Russia will cooperate with the investigation into the downing of a Malaysian airliner a week ago and is satisfied that the Netherlands, rather than Ukraine, is leading the effort, the country's ambassador to Malaysia said on Thursday.
Liudmila Vorobyeva also rejected suggestions that the pro-Russian separatists blamed by Western governments for shooting down Flight MH17 possessed a Russian-made anti-aircraft missile, and said the rebels lacked the training to use such a system.
Nearly 300 people, 193 of them Dutch citizens, were killed when the Malaysia Airlines plane en route from Amsterdam to Kuala Lumpur was brought down in eastern Ukraine, where separatists are battling government forces, on July 17.
The norm under rules set down by the United Nation's civil aviation body (ICAO) is that an air investigation is led by the state in whose territory the plane crash, but Russia had said that Ukraine should not take charge because the rebels who control the crash site did not trust the authorities in Kiev.
"We want an international investigation led by ICAO. Any country part of ICAO may take part. Netherlands has the right to lead this," the ambassador told Reuters in an interview in Kuala Lumpur. "We are members of ICAO, we will cooperate with the investigation."
Vorobyeva said Russian experts were already participating in the investigation, although she did not say what role they were playing.
"As soon as experts from ICAO and international experts have a part, we think it could lead to authentic results and the truth will come out," she said.
"Rebels are cooperating"
Russia has not been asked to act as an intermediary with the rebels, who the United States and Ukraine's pro-Western government says are armed by Moscow, Vorobyeva said.
"We haven't been asked to do that and for the time being there's no need for an intermediary, because, as we know, the rebels have cooperated with the experts," she said. "We have to see how the situation develops, its hard to have any forecast now."
Western governments have threatened Russia with broader sanctions for what they say is its backing of the militia and called on Moscow to do more to stop the fighting.
A powerful rebel leader told Reuters on Wednesday that separatists did possess the BUK missile system that Washington says was probably used to shoot down MH17, and that it could have originated in Russia.
"I don't know the reason why he gave such a statement," said Vorobyeva. "It was clearly stated by our ministry of defense that we never provided any BUK air defense systems to the so-called pro-Russian rebels.
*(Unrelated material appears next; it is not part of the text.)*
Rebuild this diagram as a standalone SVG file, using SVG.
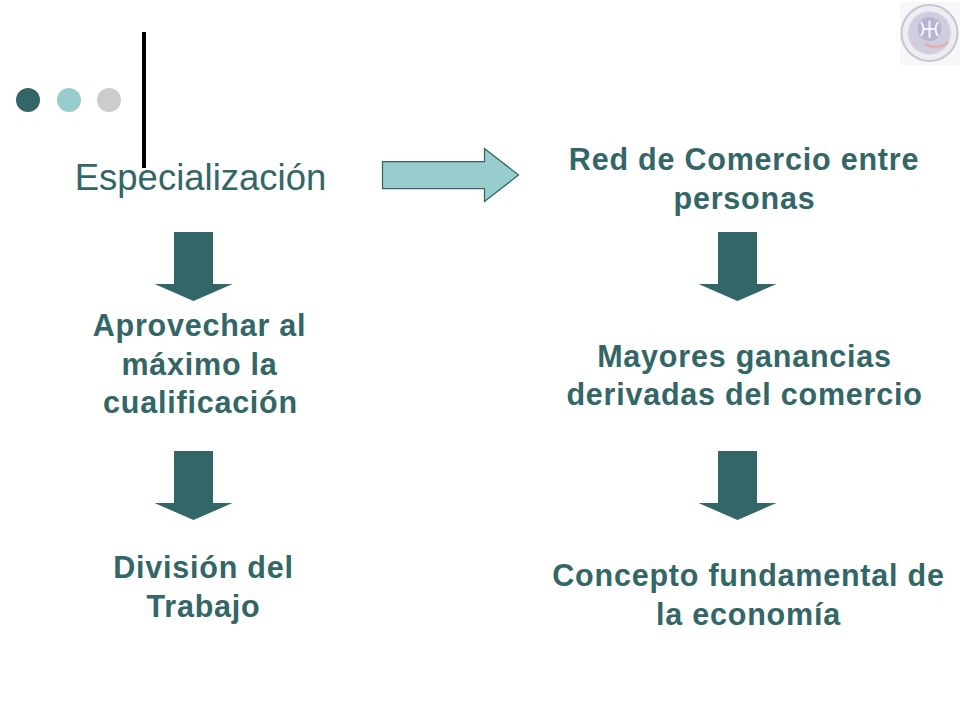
<svg xmlns="http://www.w3.org/2000/svg" width="960" height="720" viewBox="0 0 960 720">
<style>
.t{font-family:"Liberation Sans",Arial,sans-serif;font-weight:700;font-size:30.500px;fill:#336666;text-anchor:middle;letter-spacing:.78px}
.d{fill:#336666}
</style>
<defs><polygon id="da" class="d" points="174,232 213,232 213,284 232.500,284 193.500,301 154.500,284 174,284"/></defs>
<rect width="960" height="720" fill="#fff"/>
<g id="logo">
<rect x="900" y="2" width="60" height="63" fill="#f7f7fa"/>
<circle cx="929.500" cy="33" r="28" fill="#eeeef2" stroke="#c4c6d2" stroke-width="2"/>
<circle cx="929.500" cy="33" r="21.500" fill="#d0cde0" stroke="#dfe0e8" stroke-width="1"/>
<circle cx="929.500" cy="29" r="12" fill="#b9b3d2"/>
<path d="M925 44Q938 51 948 42" fill="none" stroke="#e3b0b4" stroke-width="3"/>
<path d="M921 22Q926 29 921 36M938 22Q933 29 938 36M923 29H936M929.500 21V38" fill="none" stroke="#f6f6fa" stroke-width="2"/>
</g>
<g id="decor">
<circle cx="28" cy="100" r="12" fill="#336666"/>
<circle cx="69" cy="100" r="12" fill="#99cccc"/>
<circle cx="109" cy="100" r="12" fill="#cccccc"/>
<rect x="142" y="32" width="4" height="136" fill="#000"/>
</g>
<g id="connectors">
<polygon points="382.500,161.500 484.500,161.500 484.500,148.500 518.500,175 484.500,201.500 484.500,188.500 382.500,188.500" fill="#99cccc" stroke="#336666" stroke-width="1.250"/>
<use href="#da"/>
<use href="#da" y="219"/>
<use href="#da" x="544"/>
<use href="#da" x="544" y="219"/>
</g>
<g id="n1"><text x="200.500" y="190" font-family="Liberation Sans,Arial,sans-serif" font-size="36.500" fill="#336666" text-anchor="middle">Especialización</text></g>
<g id="n2"><text class="t" x="744" y="169.500">Red de Comercio entre</text><text class="t" x="744.500" y="208.500">personas</text></g>
<g id="n3"><text class="t" x="199.500" y="335.500">Aprovechar al</text><text class="t" x="199.500" y="374.500">máximo la</text><text class="t" x="200.500" y="412.500">cualificación</text></g>
<g id="n4"><text class="t" x="744.500" y="366.500">Mayores ganancias</text><text class="t" x="744.500" y="404.500">derivadas del comercio</text></g>
<g id="n5"><text class="t" x="203.500" y="577.500">División del</text><text class="t" x="203.500" y="616.500">Trabajo</text></g>
<g id="n6"><text class="t" x="748.500" y="585.500">Concepto fundamental de</text><text class="t" x="748.500" y="624.500">la economía</text></g>
</svg>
We are pretty sure they don't have this kind of system."
The first bodies of victims began arriving in the Netherlands on Wednesday, after several days of delay in recovering remains that drew angry complaints that the separatists were hindering access to the crash site.
The plane's black boxes, which hold vital clues to exactly what brought it down, were handed over to Malaysian authorities after four days, following an agreement with the rebels brokered by the Malaysian government.
"The rebels were accused of not handing over the black boxes. The reason was not because they wanted to hide anything, but they were not trusting of the Ukrainian side," said Vorobyeva. "On the contrary, they trusted Malaysians."